-- PROVIDED RECORDS --

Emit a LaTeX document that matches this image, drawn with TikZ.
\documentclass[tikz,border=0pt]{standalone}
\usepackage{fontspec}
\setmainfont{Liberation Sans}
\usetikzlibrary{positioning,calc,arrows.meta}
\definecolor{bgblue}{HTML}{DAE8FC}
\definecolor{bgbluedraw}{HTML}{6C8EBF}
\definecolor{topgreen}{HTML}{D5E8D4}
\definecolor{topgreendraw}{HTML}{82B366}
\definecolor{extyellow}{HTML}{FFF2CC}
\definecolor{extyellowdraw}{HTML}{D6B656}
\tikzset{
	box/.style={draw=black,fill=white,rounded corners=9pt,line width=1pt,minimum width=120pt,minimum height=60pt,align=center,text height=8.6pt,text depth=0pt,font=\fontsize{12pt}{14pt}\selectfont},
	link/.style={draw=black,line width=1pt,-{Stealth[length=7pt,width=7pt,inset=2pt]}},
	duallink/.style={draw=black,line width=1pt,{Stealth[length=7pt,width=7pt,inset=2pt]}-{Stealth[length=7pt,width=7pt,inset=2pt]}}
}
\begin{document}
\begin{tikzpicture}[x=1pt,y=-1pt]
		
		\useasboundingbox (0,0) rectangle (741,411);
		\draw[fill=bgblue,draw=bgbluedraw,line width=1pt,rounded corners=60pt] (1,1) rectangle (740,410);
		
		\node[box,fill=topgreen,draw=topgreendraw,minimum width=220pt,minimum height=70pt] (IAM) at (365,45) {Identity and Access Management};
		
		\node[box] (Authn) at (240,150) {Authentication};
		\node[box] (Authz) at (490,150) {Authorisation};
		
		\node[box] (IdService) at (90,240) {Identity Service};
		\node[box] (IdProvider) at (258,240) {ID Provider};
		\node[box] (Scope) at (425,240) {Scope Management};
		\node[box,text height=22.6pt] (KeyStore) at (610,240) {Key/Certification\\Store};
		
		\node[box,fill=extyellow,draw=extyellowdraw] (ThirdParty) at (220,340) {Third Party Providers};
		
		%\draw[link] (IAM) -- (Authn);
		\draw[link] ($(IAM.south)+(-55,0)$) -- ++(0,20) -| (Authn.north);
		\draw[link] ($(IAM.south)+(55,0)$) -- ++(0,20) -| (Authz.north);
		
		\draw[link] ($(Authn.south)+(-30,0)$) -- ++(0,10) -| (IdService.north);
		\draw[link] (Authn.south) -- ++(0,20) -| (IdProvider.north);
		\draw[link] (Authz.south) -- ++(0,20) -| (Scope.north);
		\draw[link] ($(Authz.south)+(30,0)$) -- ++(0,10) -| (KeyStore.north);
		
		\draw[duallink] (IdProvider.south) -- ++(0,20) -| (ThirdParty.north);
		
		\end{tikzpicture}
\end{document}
--
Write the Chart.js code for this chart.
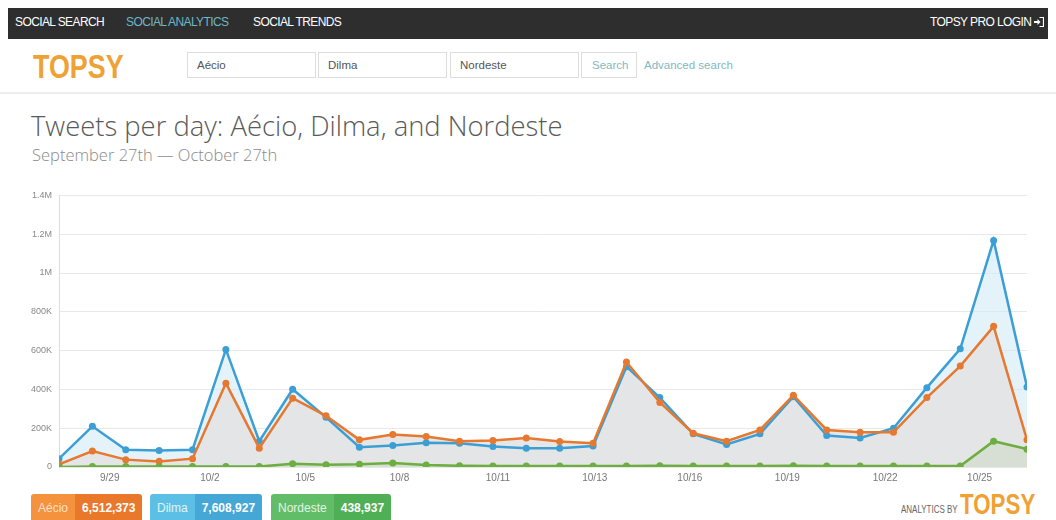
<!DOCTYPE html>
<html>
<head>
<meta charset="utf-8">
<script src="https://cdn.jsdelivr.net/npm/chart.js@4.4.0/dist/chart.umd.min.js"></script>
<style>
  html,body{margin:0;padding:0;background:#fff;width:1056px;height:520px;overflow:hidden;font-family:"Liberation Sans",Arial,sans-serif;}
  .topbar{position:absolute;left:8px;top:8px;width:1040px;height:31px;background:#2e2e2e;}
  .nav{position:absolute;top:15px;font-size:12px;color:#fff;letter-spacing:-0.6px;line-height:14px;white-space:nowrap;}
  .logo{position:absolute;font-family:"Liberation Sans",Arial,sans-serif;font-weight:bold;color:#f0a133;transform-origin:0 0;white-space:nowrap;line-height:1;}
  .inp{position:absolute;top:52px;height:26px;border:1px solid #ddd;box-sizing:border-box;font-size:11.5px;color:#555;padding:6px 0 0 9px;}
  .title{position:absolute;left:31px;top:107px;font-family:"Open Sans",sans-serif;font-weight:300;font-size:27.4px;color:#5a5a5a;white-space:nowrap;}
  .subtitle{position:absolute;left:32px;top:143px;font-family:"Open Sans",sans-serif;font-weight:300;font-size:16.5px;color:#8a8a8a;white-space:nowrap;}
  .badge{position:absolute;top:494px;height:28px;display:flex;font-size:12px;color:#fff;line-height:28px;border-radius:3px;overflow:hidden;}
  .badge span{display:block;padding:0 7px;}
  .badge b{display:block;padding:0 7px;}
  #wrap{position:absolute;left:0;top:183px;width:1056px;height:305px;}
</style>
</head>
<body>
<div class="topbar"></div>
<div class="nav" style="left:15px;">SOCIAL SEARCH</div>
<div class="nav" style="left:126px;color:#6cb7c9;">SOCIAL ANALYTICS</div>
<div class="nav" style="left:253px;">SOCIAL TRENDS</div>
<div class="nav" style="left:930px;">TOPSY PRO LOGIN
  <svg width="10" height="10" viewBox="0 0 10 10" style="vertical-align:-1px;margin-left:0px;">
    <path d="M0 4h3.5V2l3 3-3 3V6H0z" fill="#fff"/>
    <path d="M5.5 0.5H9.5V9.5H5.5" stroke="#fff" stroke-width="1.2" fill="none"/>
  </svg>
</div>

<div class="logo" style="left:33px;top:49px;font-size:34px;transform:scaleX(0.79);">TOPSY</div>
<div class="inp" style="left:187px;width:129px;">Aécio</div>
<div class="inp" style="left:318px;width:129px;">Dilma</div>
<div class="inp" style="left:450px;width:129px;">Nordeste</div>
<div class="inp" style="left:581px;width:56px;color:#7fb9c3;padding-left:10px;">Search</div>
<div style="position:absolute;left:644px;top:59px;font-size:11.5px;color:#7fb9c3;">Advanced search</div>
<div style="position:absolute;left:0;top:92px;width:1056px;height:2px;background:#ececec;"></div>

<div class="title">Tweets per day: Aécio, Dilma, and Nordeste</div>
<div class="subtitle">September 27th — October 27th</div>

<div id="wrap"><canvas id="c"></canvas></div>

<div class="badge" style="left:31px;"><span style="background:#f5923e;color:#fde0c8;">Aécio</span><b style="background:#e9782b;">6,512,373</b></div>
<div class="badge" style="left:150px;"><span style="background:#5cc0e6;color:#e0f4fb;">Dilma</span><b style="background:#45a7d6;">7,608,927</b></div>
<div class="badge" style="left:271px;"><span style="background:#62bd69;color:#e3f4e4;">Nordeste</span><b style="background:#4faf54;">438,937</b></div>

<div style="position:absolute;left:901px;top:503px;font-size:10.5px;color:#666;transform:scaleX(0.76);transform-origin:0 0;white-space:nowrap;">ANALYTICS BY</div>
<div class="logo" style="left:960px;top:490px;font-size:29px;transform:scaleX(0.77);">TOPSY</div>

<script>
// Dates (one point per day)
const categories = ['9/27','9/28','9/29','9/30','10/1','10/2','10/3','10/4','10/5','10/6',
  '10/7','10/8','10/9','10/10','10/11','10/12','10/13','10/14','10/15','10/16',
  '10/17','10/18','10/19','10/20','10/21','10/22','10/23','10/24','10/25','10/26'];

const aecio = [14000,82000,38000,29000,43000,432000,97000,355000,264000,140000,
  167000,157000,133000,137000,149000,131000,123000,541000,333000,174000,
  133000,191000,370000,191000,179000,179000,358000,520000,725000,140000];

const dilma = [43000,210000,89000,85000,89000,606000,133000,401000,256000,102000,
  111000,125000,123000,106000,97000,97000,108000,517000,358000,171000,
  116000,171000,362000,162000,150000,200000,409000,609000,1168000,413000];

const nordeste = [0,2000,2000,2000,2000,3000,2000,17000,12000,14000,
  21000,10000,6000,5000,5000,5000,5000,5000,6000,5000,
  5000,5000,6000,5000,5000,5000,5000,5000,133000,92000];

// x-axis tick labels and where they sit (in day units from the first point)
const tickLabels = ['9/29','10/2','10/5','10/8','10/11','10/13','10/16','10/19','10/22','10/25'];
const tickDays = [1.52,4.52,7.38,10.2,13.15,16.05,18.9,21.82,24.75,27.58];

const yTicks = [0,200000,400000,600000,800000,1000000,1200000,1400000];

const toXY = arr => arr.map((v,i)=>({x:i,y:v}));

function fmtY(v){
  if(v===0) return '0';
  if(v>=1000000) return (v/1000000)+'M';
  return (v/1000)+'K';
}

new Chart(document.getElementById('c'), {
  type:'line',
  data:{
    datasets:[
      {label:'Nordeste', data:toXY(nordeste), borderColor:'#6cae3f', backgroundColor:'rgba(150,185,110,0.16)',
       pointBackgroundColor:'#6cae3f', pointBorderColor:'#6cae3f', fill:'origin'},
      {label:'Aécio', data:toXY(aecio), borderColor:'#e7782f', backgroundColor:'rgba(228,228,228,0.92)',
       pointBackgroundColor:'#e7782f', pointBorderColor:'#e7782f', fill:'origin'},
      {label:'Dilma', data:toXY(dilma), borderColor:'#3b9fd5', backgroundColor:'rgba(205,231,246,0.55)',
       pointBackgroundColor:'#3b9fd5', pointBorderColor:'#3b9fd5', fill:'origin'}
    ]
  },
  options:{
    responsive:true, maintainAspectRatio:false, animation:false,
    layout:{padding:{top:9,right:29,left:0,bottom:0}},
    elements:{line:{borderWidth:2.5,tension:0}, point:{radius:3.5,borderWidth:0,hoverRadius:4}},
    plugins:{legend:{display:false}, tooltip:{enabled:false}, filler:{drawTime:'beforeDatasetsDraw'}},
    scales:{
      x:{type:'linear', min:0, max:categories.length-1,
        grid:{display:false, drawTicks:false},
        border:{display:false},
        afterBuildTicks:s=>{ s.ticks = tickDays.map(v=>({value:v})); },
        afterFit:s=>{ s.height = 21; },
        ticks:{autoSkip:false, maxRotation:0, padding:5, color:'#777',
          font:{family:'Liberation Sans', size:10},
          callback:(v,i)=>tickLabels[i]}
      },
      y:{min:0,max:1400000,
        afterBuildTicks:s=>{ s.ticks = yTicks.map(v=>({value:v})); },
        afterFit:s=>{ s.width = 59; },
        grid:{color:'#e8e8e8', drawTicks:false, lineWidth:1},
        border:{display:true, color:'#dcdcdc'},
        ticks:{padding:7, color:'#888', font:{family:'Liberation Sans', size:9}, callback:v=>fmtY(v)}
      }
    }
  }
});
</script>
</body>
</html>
* * *
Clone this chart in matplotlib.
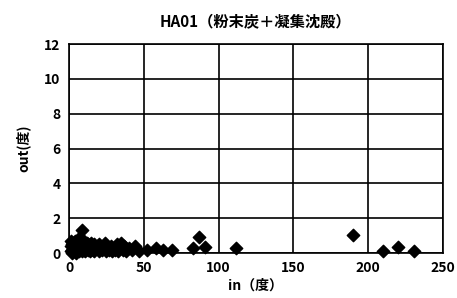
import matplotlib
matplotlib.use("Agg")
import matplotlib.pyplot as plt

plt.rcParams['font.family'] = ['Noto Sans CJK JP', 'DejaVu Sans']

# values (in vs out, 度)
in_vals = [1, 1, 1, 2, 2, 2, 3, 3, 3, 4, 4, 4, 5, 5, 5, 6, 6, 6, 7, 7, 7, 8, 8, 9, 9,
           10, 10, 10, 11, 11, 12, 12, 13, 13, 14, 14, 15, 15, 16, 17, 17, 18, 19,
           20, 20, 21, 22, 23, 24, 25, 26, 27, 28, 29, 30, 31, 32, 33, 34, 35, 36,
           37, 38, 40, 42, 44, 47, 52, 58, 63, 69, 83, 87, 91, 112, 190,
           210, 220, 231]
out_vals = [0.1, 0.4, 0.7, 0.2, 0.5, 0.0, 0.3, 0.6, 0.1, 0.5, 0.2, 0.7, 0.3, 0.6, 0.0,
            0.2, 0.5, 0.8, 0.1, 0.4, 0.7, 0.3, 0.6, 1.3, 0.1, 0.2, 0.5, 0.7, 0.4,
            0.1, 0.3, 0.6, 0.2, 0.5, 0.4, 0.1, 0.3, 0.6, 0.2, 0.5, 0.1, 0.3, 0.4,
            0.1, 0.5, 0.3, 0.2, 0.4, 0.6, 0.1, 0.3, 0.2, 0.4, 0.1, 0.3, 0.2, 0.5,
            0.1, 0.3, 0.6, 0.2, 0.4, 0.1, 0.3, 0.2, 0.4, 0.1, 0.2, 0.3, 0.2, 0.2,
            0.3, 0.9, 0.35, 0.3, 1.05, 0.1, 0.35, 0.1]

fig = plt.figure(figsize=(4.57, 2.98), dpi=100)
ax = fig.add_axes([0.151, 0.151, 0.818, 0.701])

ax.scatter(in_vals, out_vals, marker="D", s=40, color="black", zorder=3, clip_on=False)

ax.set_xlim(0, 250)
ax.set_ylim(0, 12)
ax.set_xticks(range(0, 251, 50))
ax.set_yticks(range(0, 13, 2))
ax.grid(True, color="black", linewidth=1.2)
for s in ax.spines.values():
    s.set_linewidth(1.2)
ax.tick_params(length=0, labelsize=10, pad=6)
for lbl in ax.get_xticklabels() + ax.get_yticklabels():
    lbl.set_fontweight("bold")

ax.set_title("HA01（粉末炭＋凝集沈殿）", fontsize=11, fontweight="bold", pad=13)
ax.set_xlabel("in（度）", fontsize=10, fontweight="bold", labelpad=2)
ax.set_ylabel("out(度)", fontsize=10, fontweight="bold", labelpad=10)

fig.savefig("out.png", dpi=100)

-- DIRECTION --
Taking the material above, give again exactly the lines from the one holding "Clone this chart in matplotlib." through the one holding "plt.rcParams['font.family'] = ['Noto", with both ends and without pictures.

-- REPLY --
Clone this chart in matplotlib.
import matplotlib
matplotlib.use("Agg")
import matplotlib.pyplot as plt

plt.rcParams['font.family'] = ['Noto Sans CJK JP', 'DejaVu Sans']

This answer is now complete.